Puis, dans l'obscurité, s'avance Médée. Elle est incarnée par Carlotta Ikeda, une des figures tutélaires de la danse butô, danse japonaise dite "des ténèbres". A 70 ans, elle est une Médée hors d'âge, terrifiante et fascinante, se dépouillant peu à peu des étoffes qui l'entourent, pour révéler une violence fondamentale, qui ne se traduit pas de manière explicite, mais à travers les tremblements le plus infimes de son corps. Dans une salle quasi plongée dans l'osbcurité, son visage prend tour à tour des traits spectrals et sacrés: elle est Médée, mais elle est aussi la Sorcière, la déesse-mère première, celle qui rejoue avec son corps la naissance et l'effondrement du monde, hors-langage. La création musicale électro-acoustique d'Alain Mahé, tout en frottements, en chocs et accous, utilisant les sons électronique et leur puissance sourde,    entre en résonance avec le corps de la danseuse, tissant une trame sonore étrange, cherchant la mélodie sans jamais y parvenir. Une horloge au-dessus de la scène ne marque plus l'heure, mais le rythme des solstices.



On l'a compris, le spectacle est une expérience en soi: d'une durée de quarante-cinq minutes à peine, il s'en dégage une intensité rare.
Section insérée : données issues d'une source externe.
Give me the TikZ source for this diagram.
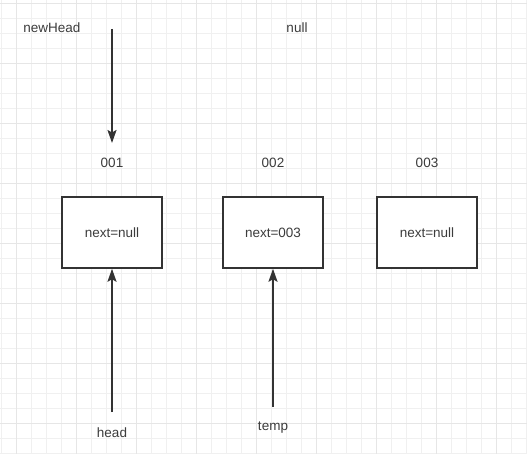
\documentclass[tikz,border=0pt]{standalone}
\usepackage{fontspec}
\setmainfont{Liberation Sans}
\usetikzlibrary{arrows.meta}
\definecolor{ink}{HTML}{333333}
\definecolor{txt}{HTML}{3C3C3C}
\definecolor{minorgrid}{HTML}{F0F0F0}
\definecolor{majorgrid}{HTML}{E6E6E6}
\tikzset{
  lbl/.style={font=\fontsize{13.5}{15}\selectfont, text=txt, inner sep=0pt},
  nodebox/.style={draw=ink, line width=2pt, fill=white, minimum width=100pt, minimum height=70.5pt, inner sep=0pt, font=\fontsize{13.5}{15}\selectfont, text=txt},
  ptr/.style={draw=ink, line width=2pt, -{Stealth[length=13pt,width=9pt,inset=2.5pt]}},
}
\begin{document}
\begin{tikzpicture}[x=1pt,y=-1pt]
\useasboundingbox (0,0) rectangle (527,454);
\fill[white] (0,0) rectangle (527,454);
% minor grid
\foreach \i in {0,...,35} {
  \draw[minorgrid, line width=1pt] ({1.7+15*\i},0) -- ({1.7+15*\i},454);
}
\foreach \j in {0,...,30} {
  \draw[minorgrid, line width=1pt] (0,{3.3+15*\j}) -- (527,{3.3+15*\j});
}
% major grid
\foreach \i in {0,...,8} {
  \draw[majorgrid, line width=1pt] ({16.7+60*\i},0) -- ({16.7+60*\i},454);
}
\foreach \j in {0,...,7} {
  \draw[majorgrid, line width=1pt] (0,{3.3+60*\j}) -- (527,{3.3+60*\j});
}
% labels
\node[lbl] (newhead) at (52,28) {newHead};
\node[lbl] (null) at (297,28) {null};
\node[lbl] (l1) at (112,163) {001};
\node[lbl] (l2) at (273,163) {002};
\node[lbl] (l3) at (427,163) {003};
% boxes
\node[nodebox] (b1) at (112,232.5) {next=null};
\node[nodebox] (b2) at (273,232.5) {next=003};
\node[nodebox] (b3) at (427,232.5) {next=null};
% bottom labels
\node[lbl] (head) at (112,433) {head};
\node[lbl] (temp) at (273,428) {temp};
% pointer coordinates
\coordinate (nhs) at (112,29);
\coordinate (nhe) at (112,143);
\coordinate (hs) at (112,412);
\coordinate (ts) at (273,407);
\draw[ptr] (nhs) -- (nhe);
\draw[ptr] (hs) -- (b1.south);
\draw[ptr] (ts) -- (b2.south);
\end{tikzpicture}
\end{document}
La rencontre de Pascal Quignard et de Carlotta Ikeda est sans doute une évidence: on retrouve dans leur travail la même fascination pour le silence, la nuit, le hors-langage. Pascal Quignard rappelle en effet souvent que nous n'avons pas toujours été des êtres de langage, et cherche sans cesse à renouer avec ce monde pré-verbal - d'où, sans doute, sa fascination pour la musique, pour la peinture ou tous les arts non-verbal. La danse en fait sans doute partie : et la langue noire parlée par le butô et portée par le corps de Carlotta Ikeda est en soi un moyen d'évoquer ou de héler  toute la part d'altérité représentée par Médée.
Si l'on s'intéresse à la danse butô, on comprendra également mieux la proximité des deux univers : on trouvera ici une introduction à cette danse qui émergea dans le Japon des années 60, où toute représentation de la mort et des corps anormaux était bannie. Le butô est né de la rencontre entre des traditions proprement japonaises (le shintoisme, et ses pratiques rituelles qui permettaient de dialoguer avec les kamis, les défunts) et l'ouverture à l'Occident (Sade, Lautréamont, Bataille, mais aussi les courants chorégraphiques contemporains et l'expressionnisme allemand des années 30).

Les sources de Pascal Quignard sont des fresques représentant Médée au musée national d'archéologie de Naples : la principale étant celle qui représente Médée, le glaive à la main, prête à commettre le meurtre de ses enfants.
"Médée regarde les deux enfants que Jason a mis en elle quand ils s'aimaient. Pour lui, elle a trahi son père, elle a tué son jeune frère, elle a tué Pélias, elle lui a donné deux fils et il la répudie. La colère monte en elle. Elle entre dans la chambre des enfants. L'un s'appelle Merméros, l'autre Phérès. Elle dit au pédagogue : "Va. Prépare pour eux ce qu'il faut pour chaque jour" alors qu'elle sait que ce seront les objets qui les accompagneront dans la tombe souterraine. Elle les regarde. Elle va les tuer. Voilà l'instant de la peinture." (Pascal Quignard, Le Sexe et l'effroi, Gallimard, Folio, 1994, p.188-189)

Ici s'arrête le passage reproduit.